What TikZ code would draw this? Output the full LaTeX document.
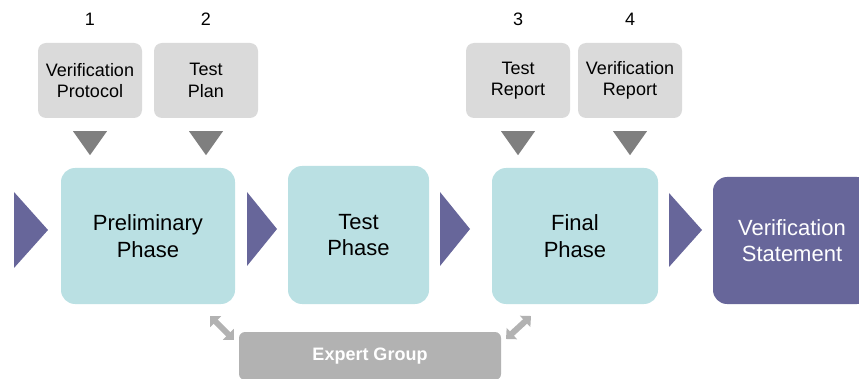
\documentclass[tikz,border=0pt]{standalone}
\usepackage{fontspec}
\setmainfont{Liberation Sans}
\usetikzlibrary{arrows.meta,calc}
\definecolor{phasecol}{HTML}{BAE0E3}
\definecolor{purplecol}{HTML}{67669A}
\definecolor{doccol}{HTML}{DADADA}
\definecolor{triangcol}{HTML}{7F7F7F}
\definecolor{groupcol}{HTML}{B2B2B2}
\tikzset{
  phase/.style={fill=phasecol, rounded corners=14pt, align=center, font=\fontsize{22}{26.5}\selectfont, inner sep=0pt},
  doc/.style={fill=doccol, rounded corners=8pt, minimum width=104pt, minimum height=75pt, align=center, font=\fontsize{18}{21.5}\selectfont, inner sep=0pt},
  num/.style={font=\fontsize{18}{20}\selectfont},
  twoway/.style={groupcol, line width=6pt, {Triangle[length=8pt, width=15pt]}-{Triangle[length=8pt, width=15pt]}},
}
\begin{document}
\begin{tikzpicture}[x=1pt, y=-1pt]
		%%%%% START %%%%%
		\useasboundingbox (0,0) rectangle (859,379);
		
		% phases
		\node[phase, minimum width=174pt, minimum height=136pt] (prelim) at (148, 236) {Preliminary\\Phase};
		\node[phase, minimum width=141pt, minimum height=138pt] (testph) at (358.5, 235) {Test\\Phase};
		\node[phase, minimum width=166pt, minimum height=136pt] (final) at (575, 236) {Final\\Phase};
		\node[phase, fill=purplecol, text=white, minimum width=158pt, minimum height=127pt] (stmt) at (792, 240.5) {Verification\\Statement};
		
		% purple arrows
		\fill[purplecol] (14, 192) -- (48, 230) -- (14, 268) -- cycle;
		\fill[purplecol] (247, 192) -- (277, 229) -- (247, 266) -- cycle;
		\fill[purplecol] (440, 192) -- (470, 229) -- (440, 266) -- cycle;
		\fill[purplecol] (669, 193) -- (702, 230) -- (669, 267) -- cycle;
		
		% documents
		\node[doc] (protocol) at (90, 80.5) {Verification\\Protocol};
		\node[doc] (plan) at (206, 80.5) {Test\\Plan};
		\node[doc] (report) at (518, 80.5) {Test\\Report};
		\node[doc] (vreport) at (630, 80.5) {Verification\\Report};
		
		\node[num] (n1) at (90, 19) {1};
		\node[num] (n2) at (206, 19) {2};
		\node[num] (n3) at (518, 19) {3};
		\node[num] (n4) at (630, 19) {4};
		
		% down triangles
		\foreach \d in {protocol, plan, report, vreport}
			\fill[triangcol] ($(\d.south)+(-17, 13)$) -- ($(\d.south)+(17, 13)$) -- ($(\d.south)+(0, 37)$) -- cycle;
		
		% expert group
		\node[fill=groupcol, rounded corners=6pt, minimum width=262pt, minimum height=48pt, text=white, font=\bfseries\fontsize{18}{20}\selectfont] (expert) at (370, 356) {Expert Group};
		\coordinate (la) at (210, 316);
		\coordinate (lb) at (234, 340);
		\coordinate (ra) at (506, 339);
		\coordinate (rb) at (531, 316);
		\draw[twoway] (la) -- (lb);
		\draw[twoway] (ra) -- (rb);
		
		%%%%% END %%%%%
	\end{tikzpicture}
\end{document}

# # # # # # #

Written request
Extract lines where the string "draw" occurs.

Exercise output
What TikZ code would draw this? Output the full LaTeX document.
		\draw[twoway] (la) -- (lb);
		\draw[twoway] (ra) -- (rb);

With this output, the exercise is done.